What Is A Skin Cancer Screening Test?
A skin cancer screening test is the first line of prevention against or treatment for skin cancer. In fact, the Skin Cancer Foundation recommends that all adults have a skin cancer screening at least once a year and more frequently for those who have had skin cancer before or are at higher risk of getting skin cancer. Moreover, while self-examination is important, in a recent study nearly 52% of melanoma cases diagnosed were not identified as suspicious by the patient and, thus, were only detected through screening. While many physicians may offer skin cancer screenings, dermatologists are specially trained to spot skin cancers or precancerous changes in the skin.

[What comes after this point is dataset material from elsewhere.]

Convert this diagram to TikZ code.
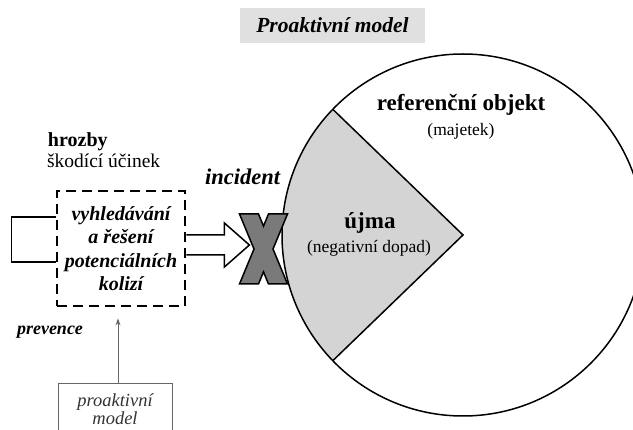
\documentclass[tikz,border=0pt]{standalone}
\usepackage{fontspec}
\setmainfont{Liberation Serif}
\usetikzlibrary{arrows.meta}
\definecolor{titlegray}{HTML}{E0E0E0}
\definecolor{sectorgray}{HTML}{D4D4D4}
\definecolor{xgray}{HTML}{7A7A7A}
\definecolor{softgray}{HTML}{666666}
\tikzset{
  txt/.style={inner sep=0pt, outer sep=0pt},
}
\begin{document}
\begin{tikzpicture}[x=1pt,y=-1pt]
\useasboundingbox (0,0) rectangle (633,430);
\clip (0,0) rectangle (633,430);

% title
\node[fill=titlegray, minimum width=185, minimum height=35, inner sep=0pt,
      font=\fontsize{21.5}{21.5}\selectfont\bfseries\itshape] (title) at (332.5,25.5) {Proaktivní model};

% circle with sector
\coordinate (c) at (463,235);
\begin{scope}
  \clip (c) circle[radius=181];
  \fill[sectorgray] (c) -- (267.7,46.5) -- (150,46.5) -- (150,424) -- (267.7,423.5) -- cycle;
\end{scope}
\node[circle, draw, line width=1.5pt, minimum size=362, inner sep=0pt] (obj) at (c) {};
\draw[line width=1.5pt] (332.8,109.3) -- (c) -- (332.8,360.7);

\node[txt, font=\fontsize{23}{23}\selectfont\bfseries] (ref) at (461,105) {referenční objekt};
\node[txt, font=\fontsize{17.5}{17.5}\selectfont] (maj) at (461,131) {(majetek)};
\node[txt, font=\fontsize{23}{23}\selectfont\bfseries] (ujma) at (370,223) {újma};
\node[txt, font=\fontsize{17.5}{17.5}\selectfont] (neg) at (369,248) {(negativní dopad)};

% threats
\node[txt, anchor=base west, font=\fontsize{20}{20}\selectfont\bfseries] (hro) at (48,147) {hrozby};
\node[txt, anchor=base west, font=\fontsize{19.5}{19.5}\selectfont] (sko) at (47,168) {škodící účinek};
\node[txt, anchor=base west, font=\fontsize{22.5}{22.5}\selectfont\bfseries\itshape] (inc) at (205,185) {incident};

% dashed box
\node[draw, line width=2.8pt, dash pattern=on 10pt off 6pt, minimum width=128, minimum height=115,
      inner sep=0pt, align=center,
      font=\fontsize{20}{23.5}\selectfont\bfseries\itshape] (box) at (121,248.5)
      {vyhledávání\\a řešení\\potenciálních\\kolizí};

% feedback loop
\draw[line width=1.5pt] (box.west |- 0,217) -- ++(-44,0) |- (box.west |- 0,262);

% hollow block arrow
\coordinate (ae) at (box.east |- 0,244);
\draw[line width=1.5pt, fill=white, line join=miter]
  (ae) ++(0,-9) -- ++(38,0) -- ++(0,-12) -- ++(25,22) -- ++(-25,22) -- ++(0,-12) -- ++(-38,0);

% X mark
\coordinate (xm) at (263.5,249);
\draw[fill=xgray, line width=1.5pt, line join=miter, shift={(xm)}]
  (-24,-35) -- (-5,-35) -- (0,-22.9) -- (5,-35) -- (24,-35) -- (9.5,0)
  -- (24,35) -- (5,35) -- (0,22.9) -- (-5,35) -- (-24,35) -- (-9.5,0) -- cycle;

% prevence
\node[txt, font=\fontsize{18}{18}\selectfont\bfseries\itshape] (prev) at (50,332) {prevence};

% proaktivni model box
\node[draw=softgray, line width=0.9pt, minimum width=114, minimum height=52, inner sep=0pt,
      anchor=north, align=center, text=black!80,
      font=\fontsize{18.5}{18}\selectfont\itshape] (pm) at (115,383) {proaktivní\\model};
\draw[softgray, line width=0.9pt, -{Stealth[length=7pt,width=5pt]}, shorten >=11pt]
  (pm.north -| 118,0) -- (box.south -| 118,0);
\end{tikzpicture}
\end{document}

During a routine skin cancer screening, the dermatologist will examine every area of skin on your body. He or she may use an instrument called a dermatoscope to look more closely at moles or other markings on your skin. If a spot looks suspicious, the dermatologist will ask you how long it has been there; if you have noticed any changes over time; and if it itches, causes pain, or bothers you in some way. A skin cancer screening will not provide a diagnosis, but if skin cancer is suspected, the dermatologist may take a tissue sample (biopsy) for analysis in a lab. If results from the skin cancer screening show that the sample is malignant (cancerous), your doctor will determine which kind of treatment is most appropriate. Remember, early detection and treatment are critical in preventing the spread of cancer to other parts of your body.